Exercise description = Below are some entries. Transcribe the lines from the one holding "Write the matplotlib code for this chart." to the one holding "plt.rcParams['font.weight'] = 'bold'", inclusive, but not the pictures among them.

Input data =
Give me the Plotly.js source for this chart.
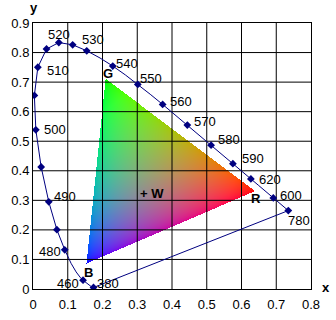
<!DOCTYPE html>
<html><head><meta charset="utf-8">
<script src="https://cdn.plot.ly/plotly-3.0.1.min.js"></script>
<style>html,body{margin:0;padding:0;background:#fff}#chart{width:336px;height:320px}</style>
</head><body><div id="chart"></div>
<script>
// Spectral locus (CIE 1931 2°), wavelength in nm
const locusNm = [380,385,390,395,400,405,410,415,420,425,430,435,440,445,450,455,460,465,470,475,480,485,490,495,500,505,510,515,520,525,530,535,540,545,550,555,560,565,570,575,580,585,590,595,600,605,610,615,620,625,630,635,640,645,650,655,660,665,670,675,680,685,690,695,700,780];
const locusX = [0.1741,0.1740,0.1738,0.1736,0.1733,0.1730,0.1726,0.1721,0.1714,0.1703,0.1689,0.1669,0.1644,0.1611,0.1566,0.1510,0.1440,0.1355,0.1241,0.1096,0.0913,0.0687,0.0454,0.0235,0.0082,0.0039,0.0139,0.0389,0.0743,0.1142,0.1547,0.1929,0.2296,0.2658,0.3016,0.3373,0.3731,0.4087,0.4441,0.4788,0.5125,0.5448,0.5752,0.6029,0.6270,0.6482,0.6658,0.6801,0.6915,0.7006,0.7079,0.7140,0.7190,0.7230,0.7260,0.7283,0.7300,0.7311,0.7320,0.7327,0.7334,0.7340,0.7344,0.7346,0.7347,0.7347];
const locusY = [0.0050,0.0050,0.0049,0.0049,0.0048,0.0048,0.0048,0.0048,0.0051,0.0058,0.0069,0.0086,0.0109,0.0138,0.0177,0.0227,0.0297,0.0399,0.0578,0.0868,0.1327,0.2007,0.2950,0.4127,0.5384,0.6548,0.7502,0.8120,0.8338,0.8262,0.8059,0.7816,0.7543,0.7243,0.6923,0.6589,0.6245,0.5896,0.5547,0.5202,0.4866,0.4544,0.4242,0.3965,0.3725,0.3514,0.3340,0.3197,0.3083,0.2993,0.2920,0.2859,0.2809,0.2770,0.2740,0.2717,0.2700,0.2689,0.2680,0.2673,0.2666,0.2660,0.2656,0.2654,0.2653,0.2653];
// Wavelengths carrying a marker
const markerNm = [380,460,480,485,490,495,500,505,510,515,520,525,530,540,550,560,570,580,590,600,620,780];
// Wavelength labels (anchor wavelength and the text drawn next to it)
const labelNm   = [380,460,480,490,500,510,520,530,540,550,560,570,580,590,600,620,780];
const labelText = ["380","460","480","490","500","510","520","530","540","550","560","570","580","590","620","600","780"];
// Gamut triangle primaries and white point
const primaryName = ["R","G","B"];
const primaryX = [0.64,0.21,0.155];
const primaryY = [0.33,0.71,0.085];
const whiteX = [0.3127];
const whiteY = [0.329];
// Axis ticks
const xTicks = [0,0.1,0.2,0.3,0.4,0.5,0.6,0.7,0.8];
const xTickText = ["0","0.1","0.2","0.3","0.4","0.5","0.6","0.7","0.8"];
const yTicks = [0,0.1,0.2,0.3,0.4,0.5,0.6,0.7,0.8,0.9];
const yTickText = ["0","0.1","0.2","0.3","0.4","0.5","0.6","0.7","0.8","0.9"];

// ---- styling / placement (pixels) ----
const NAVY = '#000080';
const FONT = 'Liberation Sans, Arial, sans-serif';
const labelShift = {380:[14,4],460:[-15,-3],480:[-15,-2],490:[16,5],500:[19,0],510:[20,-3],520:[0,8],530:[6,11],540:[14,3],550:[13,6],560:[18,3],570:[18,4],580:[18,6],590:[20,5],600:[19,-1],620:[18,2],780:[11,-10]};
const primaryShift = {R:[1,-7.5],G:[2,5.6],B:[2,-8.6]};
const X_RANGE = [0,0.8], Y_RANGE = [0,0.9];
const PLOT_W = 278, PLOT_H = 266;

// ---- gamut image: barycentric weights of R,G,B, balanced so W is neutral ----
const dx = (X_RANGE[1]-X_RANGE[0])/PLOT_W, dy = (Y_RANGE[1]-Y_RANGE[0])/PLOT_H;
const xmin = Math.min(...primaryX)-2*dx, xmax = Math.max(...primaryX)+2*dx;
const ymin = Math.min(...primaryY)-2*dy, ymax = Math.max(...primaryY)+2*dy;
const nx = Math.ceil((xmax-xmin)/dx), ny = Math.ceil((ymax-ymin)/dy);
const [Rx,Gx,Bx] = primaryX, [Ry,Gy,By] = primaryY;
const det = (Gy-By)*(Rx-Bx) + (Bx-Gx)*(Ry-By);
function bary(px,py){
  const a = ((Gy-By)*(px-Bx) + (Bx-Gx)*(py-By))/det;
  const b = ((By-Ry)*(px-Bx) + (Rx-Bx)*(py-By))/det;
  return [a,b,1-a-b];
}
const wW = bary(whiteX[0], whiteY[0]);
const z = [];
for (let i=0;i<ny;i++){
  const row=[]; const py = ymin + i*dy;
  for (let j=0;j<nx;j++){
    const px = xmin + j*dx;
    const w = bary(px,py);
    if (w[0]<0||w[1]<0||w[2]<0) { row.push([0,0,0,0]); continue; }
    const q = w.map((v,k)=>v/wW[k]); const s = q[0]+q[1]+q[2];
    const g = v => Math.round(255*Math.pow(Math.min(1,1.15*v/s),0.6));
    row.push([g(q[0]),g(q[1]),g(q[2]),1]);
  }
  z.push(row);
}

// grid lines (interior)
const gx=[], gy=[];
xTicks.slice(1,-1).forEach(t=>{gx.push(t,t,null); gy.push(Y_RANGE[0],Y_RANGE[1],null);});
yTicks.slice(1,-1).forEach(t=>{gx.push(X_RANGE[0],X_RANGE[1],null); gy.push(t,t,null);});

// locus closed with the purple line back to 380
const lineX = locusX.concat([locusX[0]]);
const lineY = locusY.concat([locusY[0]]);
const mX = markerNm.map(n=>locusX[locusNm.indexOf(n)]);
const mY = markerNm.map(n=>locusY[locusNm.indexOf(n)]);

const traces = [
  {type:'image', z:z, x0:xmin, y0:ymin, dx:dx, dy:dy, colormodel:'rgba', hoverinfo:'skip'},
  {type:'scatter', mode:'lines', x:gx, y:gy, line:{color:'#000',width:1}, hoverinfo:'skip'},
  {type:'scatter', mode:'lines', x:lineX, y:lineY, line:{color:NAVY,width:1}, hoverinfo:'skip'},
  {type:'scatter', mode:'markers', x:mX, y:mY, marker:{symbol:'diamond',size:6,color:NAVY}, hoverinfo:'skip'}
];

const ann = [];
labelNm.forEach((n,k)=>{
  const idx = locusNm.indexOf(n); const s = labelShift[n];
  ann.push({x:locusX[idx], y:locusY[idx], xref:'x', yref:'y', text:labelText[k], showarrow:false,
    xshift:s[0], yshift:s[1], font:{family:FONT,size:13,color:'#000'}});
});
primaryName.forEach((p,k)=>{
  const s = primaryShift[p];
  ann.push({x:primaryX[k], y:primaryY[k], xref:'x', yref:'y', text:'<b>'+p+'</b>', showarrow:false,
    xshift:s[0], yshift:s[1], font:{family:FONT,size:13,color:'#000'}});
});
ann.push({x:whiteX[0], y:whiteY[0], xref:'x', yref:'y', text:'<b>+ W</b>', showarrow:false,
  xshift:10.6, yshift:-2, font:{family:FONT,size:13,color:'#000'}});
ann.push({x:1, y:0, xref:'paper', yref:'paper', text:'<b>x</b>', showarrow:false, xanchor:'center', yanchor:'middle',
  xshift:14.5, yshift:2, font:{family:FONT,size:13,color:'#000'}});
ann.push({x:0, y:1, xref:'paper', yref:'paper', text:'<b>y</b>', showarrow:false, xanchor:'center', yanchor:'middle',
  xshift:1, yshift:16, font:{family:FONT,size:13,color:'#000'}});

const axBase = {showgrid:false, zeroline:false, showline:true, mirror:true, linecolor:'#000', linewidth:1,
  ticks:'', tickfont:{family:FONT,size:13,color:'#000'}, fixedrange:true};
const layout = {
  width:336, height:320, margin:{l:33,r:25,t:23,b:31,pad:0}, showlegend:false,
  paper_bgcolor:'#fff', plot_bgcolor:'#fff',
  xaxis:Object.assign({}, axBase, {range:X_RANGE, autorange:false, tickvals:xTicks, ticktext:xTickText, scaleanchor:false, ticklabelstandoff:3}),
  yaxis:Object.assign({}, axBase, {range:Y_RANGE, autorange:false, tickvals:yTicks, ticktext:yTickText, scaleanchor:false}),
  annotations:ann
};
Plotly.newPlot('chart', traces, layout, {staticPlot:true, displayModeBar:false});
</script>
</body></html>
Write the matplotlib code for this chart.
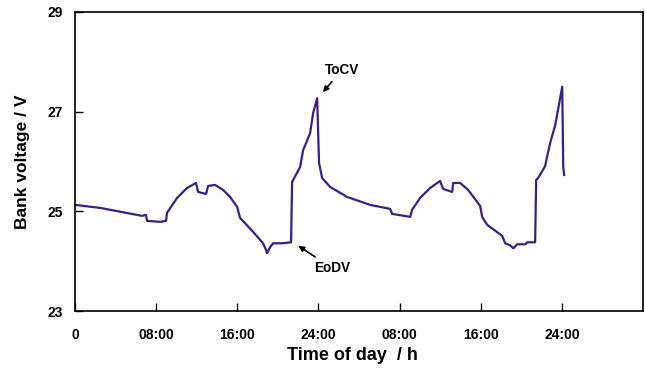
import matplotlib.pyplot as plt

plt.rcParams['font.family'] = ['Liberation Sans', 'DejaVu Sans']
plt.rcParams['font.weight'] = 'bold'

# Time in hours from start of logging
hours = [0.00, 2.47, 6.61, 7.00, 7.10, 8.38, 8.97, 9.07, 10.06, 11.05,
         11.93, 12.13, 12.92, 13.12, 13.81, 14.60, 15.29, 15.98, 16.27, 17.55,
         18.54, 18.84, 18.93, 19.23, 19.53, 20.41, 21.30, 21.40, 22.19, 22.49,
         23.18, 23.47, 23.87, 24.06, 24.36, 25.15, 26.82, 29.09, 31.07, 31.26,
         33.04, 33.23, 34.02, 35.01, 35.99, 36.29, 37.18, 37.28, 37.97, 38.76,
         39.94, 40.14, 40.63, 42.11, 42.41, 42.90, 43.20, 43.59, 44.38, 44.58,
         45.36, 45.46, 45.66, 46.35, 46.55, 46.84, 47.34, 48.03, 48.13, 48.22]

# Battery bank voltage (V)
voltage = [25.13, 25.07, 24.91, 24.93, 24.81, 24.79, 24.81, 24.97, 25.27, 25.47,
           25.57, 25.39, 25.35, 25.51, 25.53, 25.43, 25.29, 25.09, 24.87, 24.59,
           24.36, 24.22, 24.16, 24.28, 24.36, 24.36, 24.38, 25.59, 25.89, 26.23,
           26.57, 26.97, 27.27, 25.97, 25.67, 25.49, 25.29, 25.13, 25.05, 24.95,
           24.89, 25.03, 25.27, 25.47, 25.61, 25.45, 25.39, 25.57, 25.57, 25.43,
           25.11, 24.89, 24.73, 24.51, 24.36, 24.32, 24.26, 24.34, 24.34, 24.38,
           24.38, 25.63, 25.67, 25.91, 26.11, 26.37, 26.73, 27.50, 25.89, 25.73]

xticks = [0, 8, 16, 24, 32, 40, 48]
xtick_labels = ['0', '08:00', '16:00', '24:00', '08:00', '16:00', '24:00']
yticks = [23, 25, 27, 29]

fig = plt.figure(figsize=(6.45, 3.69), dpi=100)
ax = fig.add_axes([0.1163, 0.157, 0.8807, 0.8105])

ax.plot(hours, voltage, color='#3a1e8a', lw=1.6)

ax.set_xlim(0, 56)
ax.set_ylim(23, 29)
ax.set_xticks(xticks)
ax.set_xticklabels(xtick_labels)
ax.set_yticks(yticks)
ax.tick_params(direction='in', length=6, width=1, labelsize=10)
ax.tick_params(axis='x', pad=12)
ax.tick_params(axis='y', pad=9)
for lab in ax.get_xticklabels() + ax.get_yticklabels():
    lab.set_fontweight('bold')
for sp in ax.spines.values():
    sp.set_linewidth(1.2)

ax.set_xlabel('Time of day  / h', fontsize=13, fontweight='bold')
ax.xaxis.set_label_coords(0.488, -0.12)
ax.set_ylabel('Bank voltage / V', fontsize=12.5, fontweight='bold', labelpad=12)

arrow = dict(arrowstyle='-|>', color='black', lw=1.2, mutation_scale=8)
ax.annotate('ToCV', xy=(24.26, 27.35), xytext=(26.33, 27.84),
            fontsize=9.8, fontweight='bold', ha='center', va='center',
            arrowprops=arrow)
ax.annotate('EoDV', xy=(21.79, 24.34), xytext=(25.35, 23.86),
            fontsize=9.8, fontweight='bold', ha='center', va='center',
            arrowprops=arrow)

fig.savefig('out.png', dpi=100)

Result for this exercise =
Write the matplotlib code for this chart.
import matplotlib.pyplot as plt

plt.rcParams['font.family'] = ['Liberation Sans', 'DejaVu Sans']
plt.rcParams['font.weight'] = 'bold'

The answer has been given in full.